Caroline Monnet + Ludovic Boney

BORN / NÉE EN Outaouais, QC
LIVES / HABITE À Tiohtià:ke / Montréal, QC

BORN / NÉ À Wendake, QC
LIVES / HABITE À Lévis, QC

Hydro 2019
Multi-media installation / Installation multimédia
Site 21 – Union Electric Building, Port Union

Hydro is a unique collaboration between two highly regarded Quebec artists, and one of few pre-existing works in the Biennale, on loan from the National Film Board of Canada. Boney (Wendat-Haitian) is primarily a sculptor with over 20 large-scale public commissions across Quebec, while Monnet’s internationally-known work increasingly focuses on filmmaking. Hydro reflects shared interests: multiple media, industrial materials, a minimalist approach to content, reflection of their Indigenous heritage. With only three elements, 180 electric lightbulbs, sound, and mirror-polished aluminum, they created a compelling, immersive viewer experience appropriately sited at the circa 1945 Union Electric Building in Port Union.

Hydro references the global and the local, alluding to massive resource developments everywhere, with their potential damage to the environment and surrounding, often marginalized populations. It specifically refers to Hydro-Quebec’s 1970s-1990s multi-stage dam projects in James Bay, Northern Quebec, strongly resisted by nearby Cree communities. Electric lightbulbs perform a sound-responsive on/off dance, reflecting downward in mirrored floor panels. Because none of us can resist looking into mirrors, viewers were drawn directly into the work’s deep space, becoming participants in its content. The sound component uses a famous speech by Grand Chief Matthew Coon Come, leader of the Cree resistance. Coon Come’s words—still relevant today—called for collective, careful stewardship of water as an essential resource for all. Hydro’s specific sad resonance for Newfoundland and Labrador audiences is the Muskrat Falls hydro project. 

PG

Collection of the National Film Board of Canada / Collection de l’office national du film du Canada

TOP : Hydro 2019 (installation view / montage de l’installation). Multi-media installation: lightbulbs, electric cabling, mirror-polished aluminum, sound / Installation multimédia : ampoules, câblage électrique, aluminium poli miroir, son. 240 x 180 x 180 cm (96 x 72 x 72”). 

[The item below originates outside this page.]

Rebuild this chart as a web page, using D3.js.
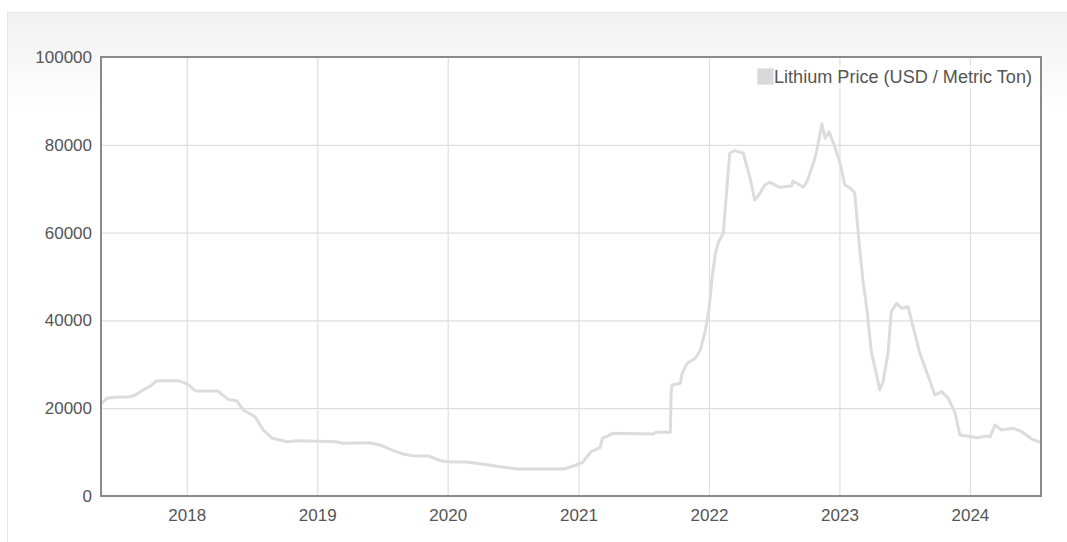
<!DOCTYPE html>
<html>
<head>
<meta charset="utf-8">
<script src="https://cdn.jsdelivr.net/npm/d3@7"></script>
<style>
  html, body { margin: 0; padding: 0; background: #fff; }
  svg { display: block; }
  text { font-family: "Liberation Sans", Arial, sans-serif; }
</style>
</head>
<body>
<svg id="chart" width="1067" height="542"></svg>
<script>
// ---- data ----
const dates = [
  "2017-05-06","2017-05-22","2017-06-15","2017-07-26","2017-08-10","2017-08-24","2017-09-21","2017-10-10",
  "2017-12-08","2018-01-03","2018-01-26","2018-03-29","2018-04-27","2018-05-21","2018-06-08","2018-07-11",
  "2018-08-03","2018-08-28","2018-10-09","2018-11-06","2019-02-22","2019-03-14","2019-05-28","2019-06-25",
  "2019-08-02","2019-08-30","2019-09-23","2019-11-09","2019-12-11","2020-01-01","2020-02-21","2020-04-11",
  "2020-06-06","2020-07-13","2020-11-22","2020-12-19","2021-01-12","2021-02-05","2021-03-02","2021-03-09",
  "2021-03-30","2021-04-05","2021-07-29","2021-08-04","2021-09-15","2021-09-17","2021-09-20","2021-10-13",
  "2021-10-18","2021-11-01","2021-11-24","2021-12-08","2021-12-22","2022-01-01","2022-01-10","2022-01-19",
  "2022-01-28","2022-02-10","2022-02-19","2022-02-28","2022-03-14","2022-04-07","2022-04-16","2022-04-25",
  "2022-05-09","2022-05-21","2022-06-06","2022-06-20","2022-07-18","2022-08-20","2022-08-24","2022-09-22",
  "2022-10-02","2022-10-20","2022-10-29","2022-11-13","2022-11-22","2022-12-03","2022-12-19","2023-01-04",
  "2023-01-16","2023-02-01","2023-02-13","2023-02-22","2023-02-28","2023-03-08","2023-03-19","2023-04-01",
  "2023-04-14","2023-04-24","2023-05-03","2023-05-17","2023-05-26","2023-06-10","2023-06-24","2023-07-12",
  "2023-07-31","2023-08-14","2023-09-07","2023-09-25","2023-10-14","2023-11-02","2023-11-21","2023-12-04",
  "2023-12-23","2024-01-21","2024-02-18","2024-02-27","2024-03-11","2024-03-30","2024-05-02","2024-05-25",
  "2024-06-23","2024-07-18"
];
const prices = [
  21000,22250,22500,22600,23000,23760,25060,26270,
  26270,25500,23900,23900,22000,21700,19600,18060,
  15000,13140,12370,12600,12370,12000,12140,11620,
  10320,9570,9180,9110,8040,7810,7740,7220,
  6540,6150,6150,6900,7590,10090,11000,13140,
  13900,14280,14120,14510,14510,23400,25300,25670,
  27950,30230,31370,33260,37810,42370,49960,55280,
  57930,59840,68950,78070,78660,78070,75400,72740,
  67430,68570,70840,71460,70320,70620,71750,70320,
  71600,75780,78430,84740,81480,82990,79570,75400,
  70840,70090,69000,60590,55280,49000,42370,32500,
  27950,24150,26040,32500,41980,43890,42750,43120,
  37060,32500,27180,23010,23760,22250,18840,13900,
  13670,13280,13670,13510,16170,15030,15420,14650,
  12920,12140
];
const yTicks = [0, 20000, 40000, 60000, 80000, 100000];
const xTickYears = ["2018","2019","2020","2021","2022","2023","2024"];
const seriesName = "Lithium Price (USD / Metric Ton)";

// ---- layout ----
const W = 1067, H = 542;
const plot = { left: 101, top: 57, right: 1041, bottom: 496 };
const parse = d3.timeParse("%Y-%m-%d");
const data = dates.map((d, i) => ({ date: parse(d), value: prices[i] }));

const svg = d3.select("#chart");
const defs = svg.append("defs");
const grad = defs.append("linearGradient").attr("id", "bg").attr("x1", 0).attr("y1", 0).attr("x2", 0).attr("y2", 1);
grad.append("stop").attr("offset", "0%").attr("stop-color", "#f1f1f1");
grad.append("stop").attr("offset", "18%").attr("stop-color", "#ffffff");
grad.append("stop").attr("offset", "100%").attr("stop-color", "#ffffff");

// container panel
svg.append("rect")
  .attr("x", 7.5).attr("y", 12.5).attr("width", W + 10).attr("height", H + 10)
  .attr("fill", "url(#bg)").attr("stroke", "#e6e6e6").attr("stroke-width", 1);

const x = d3.scaleTime()
  .domain(d3.extent(data, d => d.date))
  .range([plot.left, plot.right]);
const y = d3.scaleLinear()
  .domain([0, 100000])
  .range([plot.bottom, plot.top]);

// plot background
svg.append("rect")
  .attr("x", plot.left).attr("y", plot.top)
  .attr("width", plot.right - plot.left).attr("height", plot.bottom - plot.top)
  .attr("fill", "#fff");

const xTickDates = xTickYears.map(t => d3.timeParse("%Y")(t));

// gridlines
svg.append("g")
  .attr("transform", `translate(0,${plot.bottom})`)
  .call(d3.axisBottom(x).tickValues(xTickDates).tickSize(-(plot.bottom - plot.top)).tickFormat(""))
  .call(g => g.select(".domain").remove())
  .call(g => g.selectAll("line").attr("stroke", "#dedede").attr("stroke-width", 1.2));
svg.append("g")
  .attr("transform", `translate(${plot.left},0)`)
  .call(d3.axisLeft(y).tickValues(yTicks).tickSize(-(plot.right - plot.left)).tickFormat(""))
  .call(g => g.select(".domain").remove())
  .call(g => g.selectAll("line").attr("stroke", "#dedede").attr("stroke-width", 1.2));

// line
svg.append("path")
  .datum(data)
  .attr("fill", "none")
  .attr("stroke", "#dcdcdc")
  .attr("stroke-width", 3)
  .attr("stroke-linejoin", "round")
  .attr("d", d3.line().x(d => x(d.date)).y(d => y(d.value)));

// frame
svg.append("rect")
  .attr("x", plot.left).attr("y", plot.top)
  .attr("width", plot.right - plot.left).attr("height", plot.bottom - plot.top)
  .attr("fill", "none").attr("stroke", "#8a8a8a").attr("stroke-width", 2);

// tick labels
svg.append("g")
  .attr("transform", `translate(${plot.left},0)`)
  .call(d3.axisLeft(y).tickValues(yTicks).tickSize(0).tickPadding(9).tickFormat(d3.format("d")))
  .call(g => g.select(".domain").remove())
  .call(g => g.selectAll("text").attr("fill", "#555").style("font-size", "17px")
    .style("font-family", "'Liberation Sans', Arial, sans-serif"));
svg.append("g")
  .attr("transform", `translate(0,${plot.bottom})`)
  .call(d3.axisBottom(x).tickValues(xTickDates).tickSize(0).tickPadding(13).tickFormat(d3.timeFormat("%Y")))
  .call(g => g.select(".domain").remove())
  .call(g => g.selectAll("text").attr("fill", "#555").style("font-size", "17px")
    .style("font-family", "'Liberation Sans', Arial, sans-serif"));

// legend
const lg = svg.append("g").attr("transform", "translate(756,66)");
lg.append("rect").attr("x", -1).attr("y", -1).attr("width", 280).attr("height", 23)
  .attr("fill", "#fff").attr("fill-opacity", 0.6);
lg.append("rect").attr("x", 1.5).attr("y", 2.5).attr("width", 16).attr("height", 16)
  .attr("fill", "#d9d9d9").attr("stroke", "#e8e8e8").attr("stroke-width", 1);
lg.append("text").attr("x", 18).attr("y", 16.5)
  .attr("fill", "#555").style("font-size", "18px")
  .attr("textLength", 258).attr("lengthAdjust", "spacingAndGlyphs")
  .text(seriesName);
</script>
</body>
</html>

Caroline Monnet and / et Ludovic Boney. 

Hydro 2019 (installation view and detail / montage de l’installation et détail).

More about Caroline Monnet + Ludovic Boney

Caroline Monnet is a multidisciplinary artist. Her work has shown at the Palais de Tokyo (Paris), Haus der Kulturen der Welt (Berlin), TIFF (Canada), Sundance (US), Aesthetica (UK), Cannes Film Festival, Museum of Contemporary Art (Montréal), Arsenal Contemporary NY, Axenéo7 (Gatineau), Walter Phillips Gallery (Banff), Blouin Division (Montreal) and the National Art Gallery (Ottawa). In 2016, she was selected for the prestigious Cinéfondation residency in Paris. Her work is in numerous collections, including Musée national des beaux-arts du Québec, National Art Gallery, RBC Royal Bank, and Musée d’art contemporain de Montréal. Recent exhibitions include the Whitney Biennial and the Toronto Biennale of Art 2019. 

Ludovic Boney is an indigenous artist of the Wendat Nation. His works have been acquired by museums and institutions, and he has been in solo and group exhibitions in Canada and in France. Among his achievements in public art are Réaction en chaîne at École de technologie supérieure of Montreal, Les Arches d’Entente at Musée de la civilisation de Québec, and the Cosmologie sans Genèse at the Musée national des beaux-arts du Québec. In 2022, he will install his largest indoor work, Théâtralité contextuelle, which will extend and deploy over four stories at the new HEC Montréal building.